**What to work on:** An exact copy of all the data is required, with pictures left out.

**Information provided:**

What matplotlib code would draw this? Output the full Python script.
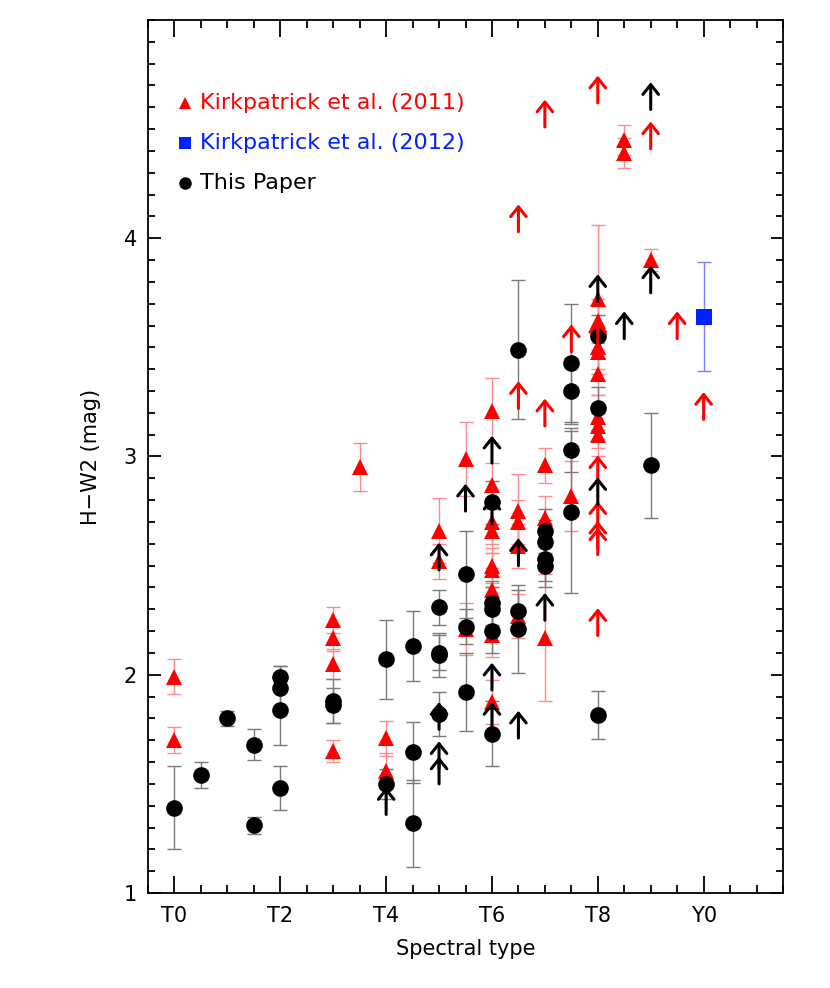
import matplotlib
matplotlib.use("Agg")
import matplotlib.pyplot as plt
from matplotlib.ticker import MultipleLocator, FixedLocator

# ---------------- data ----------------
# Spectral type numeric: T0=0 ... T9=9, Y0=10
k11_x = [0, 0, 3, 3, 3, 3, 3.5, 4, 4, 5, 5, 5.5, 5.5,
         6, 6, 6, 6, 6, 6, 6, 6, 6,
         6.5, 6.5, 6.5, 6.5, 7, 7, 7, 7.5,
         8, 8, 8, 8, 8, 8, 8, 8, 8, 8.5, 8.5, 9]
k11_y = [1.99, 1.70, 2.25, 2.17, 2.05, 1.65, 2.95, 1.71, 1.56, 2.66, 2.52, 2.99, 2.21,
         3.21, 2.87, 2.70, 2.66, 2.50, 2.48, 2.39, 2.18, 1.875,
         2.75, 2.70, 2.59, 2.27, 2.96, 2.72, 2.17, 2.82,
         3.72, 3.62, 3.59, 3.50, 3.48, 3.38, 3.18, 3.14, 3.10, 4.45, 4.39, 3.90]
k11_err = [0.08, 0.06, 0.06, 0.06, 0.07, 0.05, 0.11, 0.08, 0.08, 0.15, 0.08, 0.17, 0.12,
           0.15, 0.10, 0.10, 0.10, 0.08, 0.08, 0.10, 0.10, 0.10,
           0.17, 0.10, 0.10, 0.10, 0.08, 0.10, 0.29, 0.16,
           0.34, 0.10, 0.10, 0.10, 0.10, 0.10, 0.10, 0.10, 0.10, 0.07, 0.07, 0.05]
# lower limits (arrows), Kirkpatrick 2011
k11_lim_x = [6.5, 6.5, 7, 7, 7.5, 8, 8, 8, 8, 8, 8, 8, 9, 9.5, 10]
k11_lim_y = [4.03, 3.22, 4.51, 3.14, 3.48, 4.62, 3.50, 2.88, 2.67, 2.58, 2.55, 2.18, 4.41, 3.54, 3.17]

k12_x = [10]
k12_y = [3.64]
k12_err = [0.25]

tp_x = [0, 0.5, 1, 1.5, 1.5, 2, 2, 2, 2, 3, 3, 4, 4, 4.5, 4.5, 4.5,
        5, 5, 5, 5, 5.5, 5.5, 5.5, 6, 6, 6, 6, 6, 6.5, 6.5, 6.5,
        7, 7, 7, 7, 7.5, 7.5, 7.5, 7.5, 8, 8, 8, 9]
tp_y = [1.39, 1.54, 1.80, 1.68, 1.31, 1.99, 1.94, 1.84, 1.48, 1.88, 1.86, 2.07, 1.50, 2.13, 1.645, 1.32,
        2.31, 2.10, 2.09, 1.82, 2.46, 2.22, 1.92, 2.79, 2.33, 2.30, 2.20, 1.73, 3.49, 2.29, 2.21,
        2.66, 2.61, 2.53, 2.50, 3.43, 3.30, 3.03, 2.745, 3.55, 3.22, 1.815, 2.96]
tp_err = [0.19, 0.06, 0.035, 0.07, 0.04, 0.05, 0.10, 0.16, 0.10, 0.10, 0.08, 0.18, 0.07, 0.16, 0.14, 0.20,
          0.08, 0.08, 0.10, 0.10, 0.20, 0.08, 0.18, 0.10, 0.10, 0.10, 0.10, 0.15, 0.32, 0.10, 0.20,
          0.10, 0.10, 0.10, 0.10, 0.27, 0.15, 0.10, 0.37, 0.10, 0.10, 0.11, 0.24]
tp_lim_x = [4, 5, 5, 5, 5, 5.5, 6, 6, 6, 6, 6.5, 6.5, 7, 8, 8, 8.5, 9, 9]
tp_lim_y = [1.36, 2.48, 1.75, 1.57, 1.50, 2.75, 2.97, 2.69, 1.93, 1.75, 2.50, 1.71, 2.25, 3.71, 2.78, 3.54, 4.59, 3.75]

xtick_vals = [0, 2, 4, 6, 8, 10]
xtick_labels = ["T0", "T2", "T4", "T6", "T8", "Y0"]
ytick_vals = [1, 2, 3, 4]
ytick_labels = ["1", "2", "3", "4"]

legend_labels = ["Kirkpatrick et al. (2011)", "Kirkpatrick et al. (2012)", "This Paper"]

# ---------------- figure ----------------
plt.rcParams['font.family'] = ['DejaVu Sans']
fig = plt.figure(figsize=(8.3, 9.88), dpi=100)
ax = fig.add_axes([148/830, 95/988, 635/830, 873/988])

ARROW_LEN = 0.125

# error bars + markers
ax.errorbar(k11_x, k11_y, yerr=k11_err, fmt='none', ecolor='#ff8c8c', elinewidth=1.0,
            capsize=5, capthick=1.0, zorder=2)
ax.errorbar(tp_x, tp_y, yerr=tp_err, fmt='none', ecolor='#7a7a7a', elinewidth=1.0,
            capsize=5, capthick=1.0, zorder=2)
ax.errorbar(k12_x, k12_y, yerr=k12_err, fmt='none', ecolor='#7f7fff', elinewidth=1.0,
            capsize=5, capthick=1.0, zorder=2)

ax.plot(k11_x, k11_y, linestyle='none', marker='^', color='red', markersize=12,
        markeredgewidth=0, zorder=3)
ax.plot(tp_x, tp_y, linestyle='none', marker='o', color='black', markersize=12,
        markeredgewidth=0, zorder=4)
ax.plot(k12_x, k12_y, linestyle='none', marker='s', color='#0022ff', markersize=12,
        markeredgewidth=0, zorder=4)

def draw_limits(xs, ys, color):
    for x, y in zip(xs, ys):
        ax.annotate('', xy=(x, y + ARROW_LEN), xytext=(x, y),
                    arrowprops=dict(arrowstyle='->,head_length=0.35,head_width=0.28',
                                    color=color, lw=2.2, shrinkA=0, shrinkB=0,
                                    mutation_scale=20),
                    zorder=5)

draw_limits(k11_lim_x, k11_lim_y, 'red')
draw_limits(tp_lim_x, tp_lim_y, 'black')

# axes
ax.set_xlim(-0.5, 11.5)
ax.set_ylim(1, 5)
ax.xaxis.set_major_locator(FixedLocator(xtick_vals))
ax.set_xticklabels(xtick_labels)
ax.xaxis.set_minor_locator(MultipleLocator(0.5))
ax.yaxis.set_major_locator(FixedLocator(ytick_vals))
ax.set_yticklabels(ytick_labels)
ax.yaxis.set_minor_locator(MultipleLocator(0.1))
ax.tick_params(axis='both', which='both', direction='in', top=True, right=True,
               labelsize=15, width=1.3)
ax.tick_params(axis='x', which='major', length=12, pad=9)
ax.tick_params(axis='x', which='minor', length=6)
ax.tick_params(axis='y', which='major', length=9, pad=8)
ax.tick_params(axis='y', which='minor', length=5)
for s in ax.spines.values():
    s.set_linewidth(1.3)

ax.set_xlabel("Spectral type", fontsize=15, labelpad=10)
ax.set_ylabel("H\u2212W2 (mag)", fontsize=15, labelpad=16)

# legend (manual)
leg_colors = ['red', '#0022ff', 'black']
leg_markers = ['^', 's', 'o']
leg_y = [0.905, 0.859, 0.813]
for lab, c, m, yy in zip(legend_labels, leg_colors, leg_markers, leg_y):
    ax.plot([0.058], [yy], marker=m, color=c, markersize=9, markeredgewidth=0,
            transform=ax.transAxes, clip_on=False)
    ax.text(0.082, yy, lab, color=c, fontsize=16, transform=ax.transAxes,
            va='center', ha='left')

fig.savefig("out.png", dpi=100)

**Result:**
What matplotlib code would draw this? Output the full Python script.
import matplotlib
matplotlib.use("Agg")
import matplotlib.pyplot as plt
from matplotlib.ticker import MultipleLocator, FixedLocator

# ---------------- data ----------------
# Spectral type numeric: T0=0 ... T9=9, Y0=10
k11_x = [0, 0, 3, 3, 3, 3, 3.5, 4, 4, 5, 5, 5.5, 5.5,
         6, 6, 6, 6, 6, 6, 6, 6, 6,
         6.5, 6.5, 6.5, 6.5, 7, 7, 7, 7.5,
         8, 8, 8, 8, 8, 8, 8, 8, 8, 8.5, 8.5, 9]
k11_y = [1.99, 1.70, 2.25, 2.17, 2.05, 1.65, 2.95, 1.71, 1.56, 2.66, 2.52, 2.99, 2.21,
         3.21, 2.87, 2.70, 2.66, 2.50, 2.48, 2.39, 2.18, 1.875,
         2.75, 2.70, 2.59, 2.27, 2.96, 2.72, 2.17, 2.82,
         3.72, 3.62, 3.59, 3.50, 3.48, 3.38, 3.18, 3.14, 3.10, 4.45, 4.39, 3.90]
k11_err = [0.08, 0.06, 0.06, 0.06, 0.07, 0.05, 0.11, 0.08, 0.08, 0.15, 0.08, 0.17, 0.12,
           0.15, 0.10, 0.10, 0.10, 0.08, 0.08, 0.10, 0.10, 0.10,
           0.17, 0.10, 0.10, 0.10, 0.08, 0.10, 0.29, 0.16,
           0.34, 0.10, 0.10, 0.10, 0.10, 0.10, 0.10, 0.10, 0.10, 0.07, 0.07, 0.05]
# lower limits (arrows), Kirkpatrick 2011
k11_lim_x = [6.5, 6.5, 7, 7, 7.5, 8, 8, 8, 8, 8, 8, 8, 9, 9.5, 10]
k11_lim_y = [4.03, 3.22, 4.51, 3.14, 3.48, 4.62, 3.50, 2.88, 2.67, 2.58, 2.55, 2.18, 4.41, 3.54, 3.17]

k12_x = [10]
k12_y = [3.64]
k12_err = [0.25]

tp_x = [0, 0.5, 1, 1.5, 1.5, 2, 2, 2, 2, 3, 3, 4, 4, 4.5, 4.5, 4.5,
        5, 5, 5, 5, 5.5, 5.5, 5.5, 6, 6, 6, 6, 6, 6.5, 6.5, 6.5,
        7, 7, 7, 7, 7.5, 7.5, 7.5, 7.5, 8, 8, 8, 9]
tp_y = [1.39, 1.54, 1.80, 1.68, 1.31, 1.99, 1.94, 1.84, 1.48, 1.88, 1.86, 2.07, 1.50, 2.13, 1.645, 1.32,
        2.31, 2.10, 2.09, 1.82, 2.46, 2.22, 1.92, 2.79, 2.33, 2.30, 2.20, 1.73, 3.49, 2.29, 2.21,
        2.66, 2.61, 2.53, 2.50, 3.43, 3.30, 3.03, 2.745, 3.55, 3.22, 1.815, 2.96]
tp_err = [0.19, 0.06, 0.035, 0.07, 0.04, 0.05, 0.10, 0.16, 0.10, 0.10, 0.08, 0.18, 0.07, 0.16, 0.14, 0.20,
          0.08, 0.08, 0.10, 0.10, 0.20, 0.08, 0.18, 0.10, 0.10, 0.10, 0.10, 0.15, 0.32, 0.10, 0.20,
          0.10, 0.10, 0.10, 0.10, 0.27, 0.15, 0.10, 0.37, 0.10, 0.10, 0.11, 0.24]
tp_lim_x = [4, 5, 5, 5, 5, 5.5, 6, 6, 6, 6, 6.5, 6.5, 7, 8, 8, 8.5, 9, 9]
tp_lim_y = [1.36, 2.48, 1.75, 1.57, 1.50, 2.75, 2.97, 2.69, 1.93, 1.75, 2.50, 1.71, 2.25, 3.71, 2.78, 3.54, 4.59, 3.75]

xtick_vals = [0, 2, 4, 6, 8, 10]
xtick_labels = ["T0", "T2", "T4", "T6", "T8", "Y0"]
ytick_vals = [1, 2, 3, 4]
ytick_labels = ["1", "2", "3", "4"]

legend_labels = ["Kirkpatrick et al. (2011)", "Kirkpatrick et al. (2012)", "This Paper"]

# ---------------- figure ----------------
plt.rcParams['font.family'] = ['DejaVu Sans']
fig = plt.figure(figsize=(8.3, 9.88), dpi=100)
ax = fig.add_axes([148/830, 95/988, 635/830, 873/988])

ARROW_LEN = 0.125

# error bars + markers
ax.errorbar(k11_x, k11_y, yerr=k11_err, fmt='none', ecolor='#ff8c8c', elinewidth=1.0,
            capsize=5, capthick=1.0, zorder=2)
ax.errorbar(tp_x, tp_y, yerr=tp_err, fmt='none', ecolor='#7a7a7a', elinewidth=1.0,
            capsize=5, capthick=1.0, zorder=2)
ax.errorbar(k12_x, k12_y, yerr=k12_err, fmt='none', ecolor='#7f7fff', elinewidth=1.0,
            capsize=5, capthick=1.0, zorder=2)

ax.plot(k11_x, k11_y, linestyle='none', marker='^', color='red', markersize=12,
        markeredgewidth=0, zorder=3)
ax.plot(tp_x, tp_y, linestyle='none', marker='o', color='black', markersize=12,
        markeredgewidth=0, zorder=4)
ax.plot(k12_x, k12_y, linestyle='none', marker='s', color='#0022ff', markersize=12,
        markeredgewidth=0, zorder=4)

def draw_limits(xs, ys, color):
    for x, y in zip(xs, ys):
        ax.annotate('', xy=(x, y + ARROW_LEN), xytext=(x, y),
                    arrowprops=dict(arrowstyle='->,head_length=0.35,head_width=0.28',
                                    color=color, lw=2.2, shrinkA=0, shrinkB=0,
                                    mutation_scale=20),
                    zorder=5)

draw_limits(k11_lim_x, k11_lim_y, 'red')
draw_limits(tp_lim_x, tp_lim_y, 'black')

# axes
ax.set_xlim(-0.5, 11.5)
ax.set_ylim(1, 5)
ax.xaxis.set_major_locator(FixedLocator(xtick_vals))
ax.set_xticklabels(xtick_labels)
ax.xaxis.set_minor_locator(MultipleLocator(0.5))
ax.yaxis.set_major_locator(FixedLocator(ytick_vals))
ax.set_yticklabels(ytick_labels)
ax.yaxis.set_minor_locator(MultipleLocator(0.1))
ax.tick_params(axis='both', which='both', direction='in', top=True, right=True,
               labelsize=15, width=1.3)
ax.tick_params(axis='x', which='major', length=12, pad=9)
ax.tick_params(axis='x', which='minor', length=6)
ax.tick_params(axis='y', which='major', length=9, pad=8)
ax.tick_params(axis='y', which='minor', length=5)
for s in ax.spines.values():
    s.set_linewidth(1.3)

ax.set_xlabel("Spectral type", fontsize=15, labelpad=10)
ax.set_ylabel("H\u2212W2 (mag)", fontsize=15, labelpad=16)

# legend (manual)
leg_colors = ['red', '#0022ff', 'black']
leg_markers = ['^', 's', 'o']
leg_y = [0.905, 0.859, 0.813]
for lab, c, m, yy in zip(legend_labels, leg_colors, leg_markers, leg_y):
    ax.plot([0.058], [yy], marker=m, color=c, markersize=9, markeredgewidth=0,
            transform=ax.transAxes, clip_on=False)
    ax.text(0.082, yy, lab, color=c, fontsize=16, transform=ax.transAxes,
            va='center', ha='left')

fig.savefig("out.png", dpi=100)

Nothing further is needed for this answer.